Nothing is the same. And if we can find ease and perhaps even delight in the myriad variations of life, then we can still have ‘preference and choice’ but you don’t have to be so pushed by that what you don’t like exists. You can then be open to experiencing without such fear of annihilation that which is other.
Those who deeply seek ‘same,’ in our view, have a root element that is not recognizing the interconnections of life and has stopped growing at some point of insufficiency based on difference and therefore, difference is always dangerous. They then desire above all things, let the world come in mirroring me as much as possible. Life has a paradoxical nature – seeming opposite, different, things occurring at the same time – and we must find our way to make peace with it. But those who have this core disconnection are afraid their difference will annihilate them, which is usually experienced as isolation or being shut-out or not part of the world as it is. With a very young child where there has been neglect or physical endangerment of some kind, emotional abandonment can get very interwoven with deep fears of physical annihilation.
Ease in life does not necessarily mean one is denying truth. And those who deny truth may not necessarily find ease. Seeing the most challenging aspects of truth does not ask you to abandon a sense of ease in life or to turn your eye from beauty. Life asks you to find your own version of ease with its Wholeness and complexity.

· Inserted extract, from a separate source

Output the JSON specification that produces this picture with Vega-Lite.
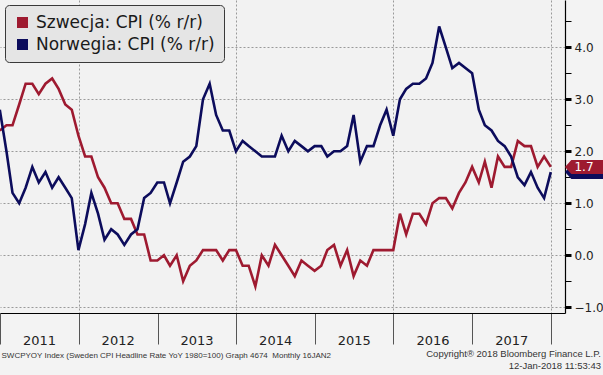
{
  "$schema": "https://vega.github.io/schema/vega-lite/v6.json",
  "width": 565,
  "height": 313,
  "autosize": {"type": "none"},
  "padding": {"left": 0, "top": 0, "right": 38, "bottom": 62},
  "background": "#f3f3f3",
  "config": {
    "font": "DejaVu Sans",
    "view": {"stroke": null, "fill": "#f2f2f2"}
  },
  "title": {
    "text": "Copyright® 2018 Bloomberg Finance L.P.",
    "subtitle": "12-Jan-2018 11:53:43",
    "orient": "bottom",
    "anchor": "end",
    "frame": "group",
    "dx": 36,
    "offset": -10,
    "font": "Liberation Sans",
    "subtitleFont": "Liberation Sans",
    "fontSize": 9.5,
    "subtitleFontSize": 9.5,
    "fontWeight": "normal",
    "color": "#333333",
    "subtitleColor": "#333333",
    "subtitlePadding": 2
  },
  "data": {
    "values": [
      {"d": "2010-12-31", "se": 2.4, "no": 2.8},
      {"d": "2011-01-31", "se": 2.5, "no": 2.0},
      {"d": "2011-02-28", "se": 2.5, "no": 1.2},
      {"d": "2011-03-31", "se": 2.9, "no": 1.0},
      {"d": "2011-04-30", "se": 3.3, "no": 1.3},
      {"d": "2011-05-31", "se": 3.3, "no": 1.7},
      {"d": "2011-06-30", "se": 3.1, "no": 1.4},
      {"d": "2011-07-31", "se": 3.3, "no": 1.6},
      {"d": "2011-08-31", "se": 3.4, "no": 1.3},
      {"d": "2011-09-30", "se": 3.2, "no": 1.5},
      {"d": "2011-10-31", "se": 2.9, "no": 1.3},
      {"d": "2011-11-30", "se": 2.8, "no": 1.1},
      {"d": "2011-12-31", "se": 2.3, "no": 0.1},
      {"d": "2012-01-31", "se": 1.9, "no": 0.6},
      {"d": "2012-02-29", "se": 1.9, "no": 1.2},
      {"d": "2012-03-31", "se": 1.5, "no": 0.8},
      {"d": "2012-04-30", "se": 1.3, "no": 0.3},
      {"d": "2012-05-31", "se": 1.0, "no": 0.5},
      {"d": "2012-06-30", "se": 1.0, "no": 0.4},
      {"d": "2012-07-31", "se": 0.7, "no": 0.2},
      {"d": "2012-08-31", "se": 0.7, "no": 0.4},
      {"d": "2012-09-30", "se": 0.4, "no": 0.5},
      {"d": "2012-10-31", "se": 0.4, "no": 1.1},
      {"d": "2012-11-30", "se": -0.1, "no": 1.2},
      {"d": "2012-12-31", "se": -0.1, "no": 1.4},
      {"d": "2013-01-31", "se": 0.0, "no": 1.4},
      {"d": "2013-02-28", "se": -0.2, "no": 1.0},
      {"d": "2013-03-31", "se": 0.0, "no": 1.4},
      {"d": "2013-04-30", "se": -0.5, "no": 1.8},
      {"d": "2013-05-31", "se": -0.2, "no": 1.9},
      {"d": "2013-06-30", "se": -0.1, "no": 2.1},
      {"d": "2013-07-31", "se": 0.1, "no": 3.0},
      {"d": "2013-08-31", "se": 0.1, "no": 3.3},
      {"d": "2013-09-30", "se": 0.1, "no": 2.7},
      {"d": "2013-10-31", "se": -0.1, "no": 2.4},
      {"d": "2013-11-30", "se": 0.1, "no": 2.4},
      {"d": "2013-12-31", "se": 0.1, "no": 2.0},
      {"d": "2014-01-31", "se": -0.2, "no": 2.2},
      {"d": "2014-02-28", "se": -0.2, "no": 2.1},
      {"d": "2014-03-31", "se": -0.6, "no": 2.0},
      {"d": "2014-04-30", "se": 0.0, "no": 1.9},
      {"d": "2014-05-31", "se": -0.2, "no": 1.9},
      {"d": "2014-06-30", "se": 0.2, "no": 1.9},
      {"d": "2014-07-31", "se": 0.0, "no": 2.3},
      {"d": "2014-08-31", "se": -0.2, "no": 2.0},
      {"d": "2014-09-30", "se": -0.4, "no": 2.2},
      {"d": "2014-10-31", "se": -0.1, "no": 2.1},
      {"d": "2014-11-30", "se": -0.2, "no": 2.0},
      {"d": "2014-12-31", "se": -0.3, "no": 2.1},
      {"d": "2015-01-31", "se": -0.2, "no": 2.1},
      {"d": "2015-02-28", "se": 0.1, "no": 1.9},
      {"d": "2015-03-31", "se": 0.2, "no": 2.0},
      {"d": "2015-04-30", "se": -0.2, "no": 2.0},
      {"d": "2015-05-31", "se": 0.1, "no": 2.1},
      {"d": "2015-06-30", "se": -0.4, "no": 2.7},
      {"d": "2015-07-31", "se": -0.1, "no": 1.8},
      {"d": "2015-08-31", "se": -0.2, "no": 2.1},
      {"d": "2015-09-30", "se": 0.1, "no": 2.1},
      {"d": "2015-10-31", "se": 0.1, "no": 2.5},
      {"d": "2015-11-30", "se": 0.1, "no": 2.8},
      {"d": "2015-12-31", "se": 0.1, "no": 2.3},
      {"d": "2016-01-31", "se": 0.8, "no": 3.0},
      {"d": "2016-02-29", "se": 0.4, "no": 3.2},
      {"d": "2016-03-31", "se": 0.8, "no": 3.3},
      {"d": "2016-04-30", "se": 0.8, "no": 3.3},
      {"d": "2016-05-31", "se": 0.6, "no": 3.4},
      {"d": "2016-06-30", "se": 1.0, "no": 3.7},
      {"d": "2016-07-31", "se": 1.1, "no": 4.4},
      {"d": "2016-08-31", "se": 1.1, "no": 4.0},
      {"d": "2016-09-30", "se": 0.9, "no": 3.6},
      {"d": "2016-10-31", "se": 1.2, "no": 3.7},
      {"d": "2016-11-30", "se": 1.4, "no": 3.6},
      {"d": "2016-12-31", "se": 1.7, "no": 3.5},
      {"d": "2017-01-31", "se": 1.4, "no": 2.8},
      {"d": "2017-02-28", "se": 1.8, "no": 2.5},
      {"d": "2017-03-31", "se": 1.3, "no": 2.4},
      {"d": "2017-04-30", "se": 1.9, "no": 2.2},
      {"d": "2017-05-31", "se": 1.7, "no": 2.1},
      {"d": "2017-06-30", "se": 1.7, "no": 1.9},
      {"d": "2017-07-31", "se": 2.2, "no": 1.5},
      {"d": "2017-08-31", "se": 2.1, "no": 1.35},
      {"d": "2017-09-30", "se": 2.1, "no": 1.6},
      {"d": "2017-10-31", "se": 1.7, "no": 1.3},
      {"d": "2017-11-30", "se": 1.9, "no": 1.1},
      {"d": "2017-12-31", "se": 1.7, "no": 1.6}
    ]
  },
  "transform": [{"fold": ["se", "no"], "as": ["key", "value"]}],
  "encoding": {
    "y": {
      "field": "value",
      "type": "quantitative",
      "scale": {"domain": [-1.11, 4.91], "nice": false, "zero": false},
      "axis": {
        "orient": "right",
        "title": null,
        "values": [-1, -0.5, 0, 0.5, 1, 1.5, 2, 2.5, 3, 3.5, 4, 4.5],
        "labelExpr": "abs(datum.value % 1) < 0.01 ? format(datum.value, '.1f') : ''",
        "labelFont": "DejaVu Sans",
        "labelFontSize": 12,
        "labelColor": "#222222",
        "labelPadding": 3,
        "labelBaseline": "middle",
        "labelOverlap": false,
        "labelBound": false,
        "labelFlush": false,
        "tickSize": 6,
        "tickColor": "#000000",
        "tickWidth": {"condition": {"test": "abs(datum.value % 1) < 0.01", "value": 3}, "value": 1},
        "domainColor": "#000000",
        "domainWidth": 1.2,
        "grid": true,
        "gridColor": "#9a9a9a",
        "gridDash": [2, 2],
        "gridWidth": 1,
        "gridOpacity": {"condition": {"test": "abs(datum.value % 1) < 0.01", "value": 1}, "value": 0}
      }
    }
  },
  "layer": [
    {
      "mark": {"type": "line", "strokeWidth": 2.6, "clip": true},
      "encoding": {
        "x": {
          "field": "d",
          "type": "temporal",
          "scale": {
            "type": "utc",
            "domain": [
              {"year": 2011, "month": 1, "date": 1, "utc": true},
              {"year": 2018, "month": 3, "date": 7, "utc": true}
            ]
          },
          "axis": {
            "values": [
              {"year": 2011, "month": 1, "date": 1, "utc": true},
              {"year": 2012, "month": 1, "date": 1, "utc": true},
              {"year": 2013, "month": 1, "date": 1, "utc": true},
              {"year": 2014, "month": 1, "date": 1, "utc": true},
              {"year": 2015, "month": 1, "date": 1, "utc": true},
              {"year": 2016, "month": 1, "date": 1, "utc": true},
              {"year": 2017, "month": 1, "date": 1, "utc": true},
              {"year": 2018, "month": 1, "date": 1, "utc": true}
            ],
            "labelExpr": "utcyear(datum.value) >= 2018 ? '' : utcFormat(datum.value, '%Y')",
            "labelOffset": 39,
            "labelPadding": -4,
            "labelBaseline": "middle",
            "labelFont": "DejaVu Sans",
            "labelFontSize": 13,
            "labelColor": "#222222",
            "labelOverlap": false,
            "labelFlush": false,
            "labelBound": false,
            "tickSize": 31,
            "tickColor": "#555555",
            "tickWidth": 1,
            "domainColor": "#000000",
            "domainWidth": 1.2,
            "grid": true,
            "gridColor": "#9a9a9a",
            "gridDash": [2, 2],
            "gridWidth": 1,
            "gridOpacity": {"condition": {"test": "utcyear(datum.value) % 2 == 0", "value": 1}, "value": 0},
            "title": "SWCPYOY Index (Sweden CPI Headline Rate YoY 1980=100) Graph 4674\u00a0 Monthly 16JAN2",
            "titleFont": "Liberation Sans",
            "titleFontSize": 8,
            "titleFontWeight": "normal",
            "titleColor": "#333333",
            "titleAnchor": "start",
            "titleAlign": "left",
            "titleBaseline": "middle",
            "titleX": 1,
            "titleY": 42
          }
        },
        "color": {
          "field": "key",
          "type": "nominal",
          "scale": {"domain": ["se", "no"], "range": ["#9e1a30", "#0c0c5c"]},
          "legend": {
            "title": null,
            "orient": "top-left",
            "offset": 5,
            "fillColor": "#e5e5e5",
            "strokeColor": "#3a3a3a",
            "cornerRadius": 4,
            "padding": 9,
            "labelFont": "DejaVu Sans",
            "labelFontSize": 17,
            "labelColor": "#1a1a1a",
            "labelLimit": 0,
            "labelOffset": 5,
            "symbolType": "square",
            "symbolSize": 121,
            "rowPadding": 4,
            "labelExpr": "datum.label == 'se' ? 'Szwecja: CPI (% r/r)' : 'Norwegia: CPI (% r/r)'",
            "encode": {
              "symbols": {
                "update": {
                  "fill": {"scale": "color", "field": "value"},
                  "stroke": {"value": "transparent"},
                  "strokeWidth": {"value": 0},
                  "opacity": {"value": 1}
                }
              }
            }
          }
        }
      }
    },
    {
      "transform": [
        {"aggregate": [{"op": "argmax", "field": "d", "as": "last"}], "groupby": ["key"]}
      ],
      "mark": {
        "type": "point",
        "shape": "M0,0L0.9,-1L5.6,-1L5.6,1L0.9,1Z",
        "size": 196,
        "filled": true,
        "opacity": 1,
        "strokeWidth": 0
      },
      "encoding": {
        "x": {"value": "width"},
        "y": {"field": "last.value", "type": "quantitative"},
        "color": {"field": "key", "type": "nominal"},
        "order": {"field": "key", "sort": "ascending"}
      }
    },
    {
      "transform": [
        {"aggregate": [{"op": "argmax", "field": "d", "as": "last"}], "groupby": ["key"]},
        {"filter": "datum.key == 'se'"}
      ],
      "mark": {
        "type": "text",
        "dx": 19,
        "color": "#ffffff",
        "font": "DejaVu Sans",
        "fontSize": 12,
        "align": "center",
        "baseline": "middle"
      },
      "encoding": {
        "x": {"value": "width"},
        "y": {"field": "last.value", "type": "quantitative"},
        "text": {"field": "last.value", "type": "quantitative", "format": ".1f"}
      }
    }
  ]
}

We address all these considerations on the level of self-awareness and personal interaction and relationship. Of course, all could be extrapolated to the larger spheres but such widespread will take a consciousness shift. In your own life, though, each time you look at your own life anew, each time you ‘work’ on a relationship, resolve a conflict, let go of a pattern or find a inner wound has healed by your attention and self-compassion, you are adding to the evolving of new ways of being.
As ever, we deeply appreciate your willingness to consider and to explore the personal universe. Here your doing deepens being, for yourself and others, in ways you may not know.